I am facing this error on my production setup for a 95 endpoint “callcenter”:
“taskprocessor.c:888 taskprocessor_push: The ‘subm:rtp_topic-000000aa’ task processor queue reached 500 scheduled tasks”
After this error, no registrations are possible, effectively dropping all endpoints. New incoming calls from the SBC (IP Auth) succeed into asterisk but then fail because the endpoint is not registered.
Environment:
Debian Stretch
version 13.18.2
mostly extensions.ael
PJSIP only
HDD is not full
8G RAM, 2G Swap
4 vCores on “Intel Xeon E312xx (Sandy Bridge, IBRS update)”
Is this an overload problem or a known bug?
This setup was fine since Jan 2018 but I noticed the same problem yesterday and today at approx. the same time. The only change during this time was a BIOS update to mitigate intel flaws on the hypervisor. VMs since use a secured version of QEMU-KVM.

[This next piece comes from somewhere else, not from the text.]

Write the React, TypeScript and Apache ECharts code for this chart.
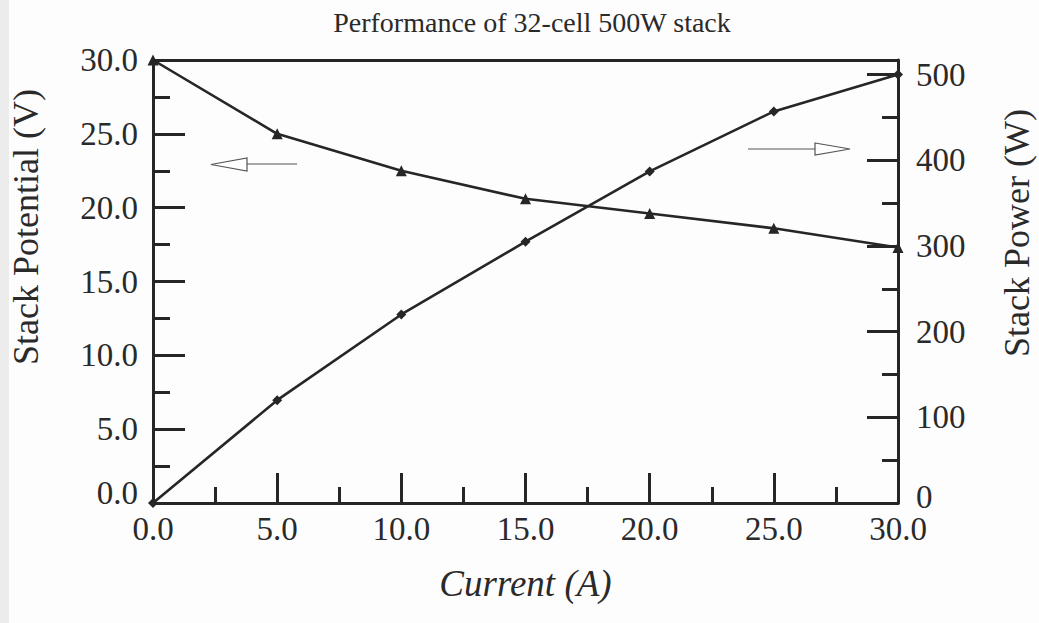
import React, { useEffect, useRef } from "react";
import * as echarts from "echarts";

const titleText = "Performance of 32-cell 500W stack";
const xName = "Current (A)";
const leftName = "Stack Potential (V)";
const rightName = "Stack Power (W)";

const current = [0, 5, 10, 15, 20, 25, 30];
const voltage = [30.0, 25.0, 22.5, 20.6, 19.6, 18.6, 17.3];
const power = [0, 120, 220, 305, 387, 457, 500];

const FONT = "'Liberation Serif', 'Times New Roman', serif";
const INK = "#262626";
const TEXT = "#2a2a2a";

export default function App() {
  const ref = useRef<HTMLDivElement>(null);

  useEffect(() => {
    if (!ref.current) return;
    const chart = echarts.init(ref.current, null, { renderer: "svg" });

    const axisLine = { show: true, onZero: false, lineStyle: { color: INK, width: 3 } };
    const labelBase = { fontFamily: FONT, fontSize: 33, color: TEXT };

    const option: any = {
      animation: false,
      backgroundColor: "#fdfdfd",
      title: {
        text: titleText,
        left: 527,
        top: 3,
        textAlign: "center",
        textStyle: { fontFamily: FONT, fontSize: 28, fontWeight: "normal", color: TEXT },
      },
      grid: { left: 153, right: 141, top: 60, bottom: 120, outerBoundsMode: "none" },
      xAxis: [
        {
          type: "value",
          position: "bottom",
          min: 0,
          max: 30,
          interval: 5,
          axisLine,
          axisTick: { show: true, inside: true, length: 30, lineStyle: { color: INK, width: 3 } },
          minorTick: { show: true, splitNumber: 2, length: 16, lineStyle: { color: INK, width: 3 } },
          splitLine: { show: false },
          minorSplitLine: { show: false },
          axisLabel: {
            ...labelBase,
            formatter: (v: number) => v.toFixed(1),
            margin: 9,
          },
          name: xName,
          nameLocation: "middle",
          nameGap: 62,
          nameTextStyle: { fontFamily: FONT, fontSize: 37, fontStyle: "italic", color: TEXT },
        },
        {
          type: "value",
          position: "top",
          min: 0,
          max: 30,
          axisLine,
          axisTick: { show: false },
          axisLabel: { show: false },
          splitLine: { show: false },
        },
      ],
      yAxis: [
        {
          type: "value",
          position: "left",
          min: 0,
          max: 30,
          interval: 5,
          axisLine,
          axisTick: { show: true, inside: true, length: 32, lineStyle: { color: INK, width: 3 } },
          minorTick: { show: true, splitNumber: 2, length: 17, lineStyle: { color: INK, width: 3 } },
          splitLine: { show: false },
          minorSplitLine: { show: false },
          axisLabel: {
            ...labelBase,
            formatter: (v: number) => (v === 0 ? "{z|0.0}" : v.toFixed(1)),
            margin: 15,
            rich: { z: { ...labelBase, padding: [0, 0, 20, 0] } },
          },
        },
        {
          type: "value",
          position: "right",
          min: 0,
          max: 517,
          interval: 100,
          axisLine,
          axisTick: { show: true, inside: true, length: 31, lineStyle: { color: INK, width: 3 } },
          splitLine: { show: false },
          axisLabel: {
            ...labelBase,
            formatter: (v: number) =>
              v === 0 ? "{z|0}" : v % 100 === 0 ? String(v) : "",
            margin: 18,
            rich: { z: { ...labelBase, padding: [0, 0, 12, 0] } },
          },
        },
        {
          type: "value",
          position: "right",
          min: 0,
          max: 517,
          interval: 50,
          axisLine: { show: false, onZero: false },
          axisTick: { show: true, inside: true, length: 16, lineStyle: { color: INK, width: 3 } },
          splitLine: { show: false },
          axisLabel: { show: false },
        },
      ],
      series: [
        {
          name: "Stack Potential",
          type: "line",
          xAxisIndex: 0,
          yAxisIndex: 0,
          data: current.map((c, i) => [c, voltage[i]]),
          symbol: "triangle",
          symbolSize: 11,
          lineStyle: { color: INK, width: 2.6 },
          itemStyle: { color: INK },
        },
        {
          name: "Stack Power",
          type: "line",
          xAxisIndex: 0,
          yAxisIndex: 1,
          data: current.map((c, i) => [c, power[i]]),
          symbol: "diamond",
          symbolSize: 10,
          lineStyle: { color: INK, width: 2.6 },
          itemStyle: { color: INK },
        },
      ],
      graphic: [
        {
          type: "rect",
          shape: { x: 0, y: 0, width: 9, height: 623 },
          style: { fill: "#ececec" },
          silent: true,
          z: -10,
        },
        {
          type: "text",
          x: 26,
          y: 227,
          rotation: Math.PI / 2,
          style: {
            text: leftName,
            font: `36px ${FONT}`,
            fill: TEXT,
            textAlign: "center",
            textVerticalAlign: "middle",
          },
        },
        {
          type: "text",
          x: 1017,
          y: 233,
          rotation: Math.PI / 2,
          style: {
            text: rightName,
            font: `36px ${FONT}`,
            fill: TEXT,
            textAlign: "center",
            textVerticalAlign: "middle",
          },
        },
        {
          type: "line",
          shape: { x1: 247, y1: 164, x2: 297, y2: 164 },
          style: { stroke: "#555", lineWidth: 1.2 },
        },
        {
          type: "polygon",
          shape: { points: [[211, 164.5], [247, 158], [247, 171]] },
          style: { stroke: "#555", fill: "#fff", lineWidth: 1.2 },
        },
        {
          type: "line",
          shape: { x1: 748, y1: 149, x2: 815, y2: 149 },
          style: { stroke: "#555", lineWidth: 1.2 },
        },
        {
          type: "polygon",
          shape: { points: [[815, 143], [850, 149], [815, 155]] },
          style: { stroke: "#555", fill: "#fff", lineWidth: 1.2 },
        },
      ],
    };

    chart.setOption(option);
    return () => chart.dispose();
  }, []);

  return (
    <div
      ref={ref}
      style={{ position: "fixed", left: 0, top: 0, width: 1039, height: 623 }}
    />
  );
}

I’d first suggest upgrading to the latest version, as we do fix and tweak things. Secondly you have to determine what is causing the system to be slow on processing and why.
Ok, I am already preparing 13.21-cert2 but it is not production ready with my adjustments yet.

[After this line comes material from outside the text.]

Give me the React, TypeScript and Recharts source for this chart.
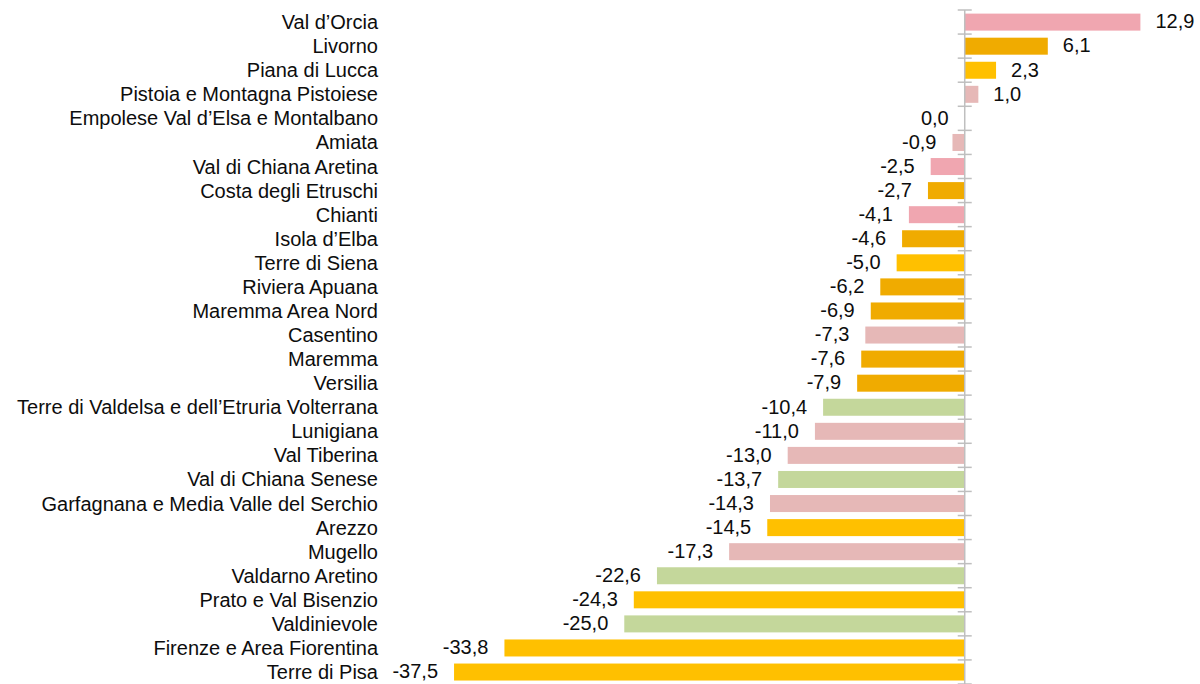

I will monitor the VMs behaviour and add more RAM and CPUs to it as the hardware is dedicated to this VM (it’s just a VM to be able to migrate easy between hosts).
This is just a workaround but might lower the occurrence in the meantime.
After some further debugging with journalctl, I noticed that both mysql servers where backed up (lvm snapshot) 10 minutes before the outage. One is for endpoints and main tables (replicated) and one is with local-only stoarge for CDRs. This might introduced lags during prime time.
ODBC/realtime also produce blocked tasks, is this assumption correct?